After youthful marijuana use felled a U.S. Supreme Court nominee, Douglas Ginsburg, in the late 1980s, it became a litmus-test question even in local politics. I remember a King County, Wash., executive candidate, Bruce Hilyer, who later became a Superior Court judge, fumbling the question at a televised debate and staring flummoxed into the cameras. (He eventually admitted to smoking pot when he was younger, and went on to win the primary but lost the general election.)
Well now we have the president of the United States saying it probably should have been treated the same as, say, drinking vodka. So the anti-pot criminal crusade was a decades-long governmental mistake.
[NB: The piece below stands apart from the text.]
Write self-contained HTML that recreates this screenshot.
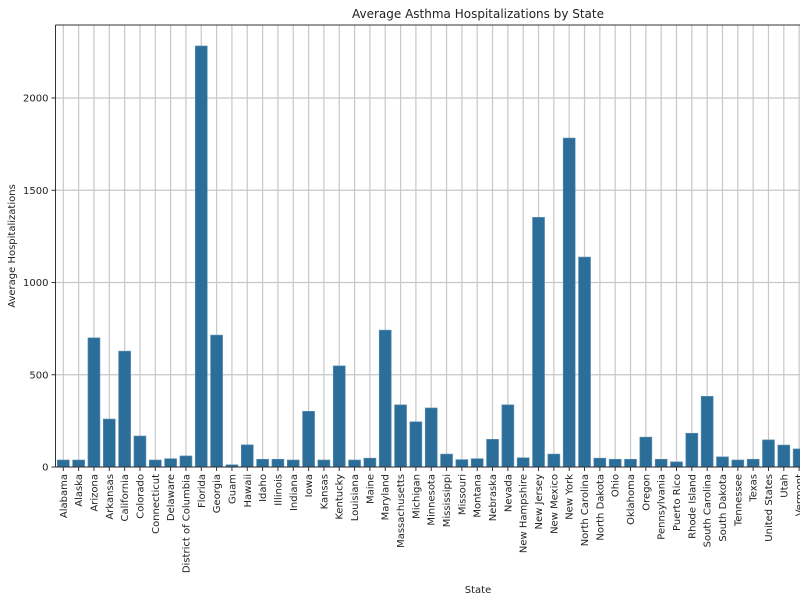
<!DOCTYPE html>
<html><head><meta charset="utf-8"><style>body{margin:0;background:#fff}svg{display:block}text{font-family:"DejaVu Sans","Liberation Sans",sans-serif;fill:#222}</style></head>
<body>
<svg id="s" width="800" height="600" xmlns="http://www.w3.org/2000/svg"></svg>
<script>
const names=["Alabama","Alaska","Arizona","Arkansas","California","Colorado","Connecticut","Delaware","District of Columbia","Florida","Georgia","Guam","Hawaii","Idaho","Illinois","Indiana","Iowa","Kansas","Kentucky","Louisiana","Maine","Maryland","Massachusetts","Michigan","Minnesota","Mississippi","Missouri","Montana","Nebraska","Nevada","New Hampshire","New Jersey","New Mexico","New York","North Carolina","North Dakota","Ohio","Oklahoma","Oregon","Pennsylvania","Puerto Rico","Rhode Island","South Carolina","South Dakota","Tennessee","Texas","United States","Utah","Vermont"];
const vals=[38,38,700,260,628,168,38,45,60,2282,715,12,120,42,42,38,302,38,548,38,48,742,337,245,320,70,40,45,150,337,50,1353,70,1783,1138,48,42,42,162,42,28,183,383,55,38,42,147,119,98];
const X0=55.5,Y0=467,TOP=25,k=0.1845,sp=15.33,c0=63.3;
let h='';
for(let i=0;i<names.length;i++){const x=c0+i*sp;h+=`<line x1="${x}" y1="${TOP}" x2="${x}" y2="${Y0}" stroke="#c8c8c8" stroke-width="1.2"/>`;}
for(let v=0;v<=2000;v+=500){const y=Y0-v*k;h+=`<line x1="${X0}" y1="${y}" x2="800" y2="${y}" stroke="#c8c8c8" stroke-width="1.2"/><line x1="${X0-4}" y1="${y}" x2="${X0}" y2="${y}" stroke="#333"/><text x="${X0-7}" y="${y+3.5}" font-size="10" text-anchor="end">${v}</text>`;}
for(let i=0;i<names.length;i++){const x=c0+i*sp;const hh=vals[i]*k;h+=`<rect x="${x-6}" y="${Y0-hh}" width="12" height="${hh}" fill="#2c6e9a" stroke="#5d8fb3" stroke-width="0.6"/>`;
h+=`<line x1="${x}" y1="${Y0}" x2="${x}" y2="${Y0+4}" stroke="#333"/><text transform="translate(${x+3.5},${Y0+7}) rotate(-90)" font-size="10" text-anchor="end">${names[i]}</text>`;}
h+=`<line x1="${X0}" y1="${TOP}" x2="800" y2="${TOP}" stroke="#333"/><line x1="${X0}" y1="${TOP}" x2="${X0}" y2="${Y0}" stroke="#333"/><line x1="${X0}" y1="${Y0}" x2="800" y2="${Y0}" stroke="#333"/>`;
h+=`<text x="478" y="18" font-size="12" text-anchor="middle">Average Asthma Hospitalizations by State</text>`;
h+=`<text x="478" y="593" font-size="10" text-anchor="middle">State</text>`;
h+=`<text transform="translate(15,246) rotate(-90)" font-size="10" text-anchor="middle">Average Hospitalizations</text>`;
document.getElementById('s').innerHTML=h;
</script>
</body></html>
Sorry about that!
Some critics are bashing Obama for encouraging nationwide dope smoking, but he was actually pretty negative about it, calling it “a waste of time and not very healthy.”
He also pointed out, correctly I think, that “the experiment taking place in Colorado and Washington is going to be a challenge.” Will pot use here rise? Maybe. Will there be more drug addiction or abuse? Will it spark a drive to legalize harder drugs? Obama raised the specter of that.
But for my entire life honest talk about the drug issue has seemed impossible, because of the hectoring, shaming stance of the government and hypocrisy of the lawmakers (remember “I didn’t inhale”?). It really is a big change now just to hear a different tone.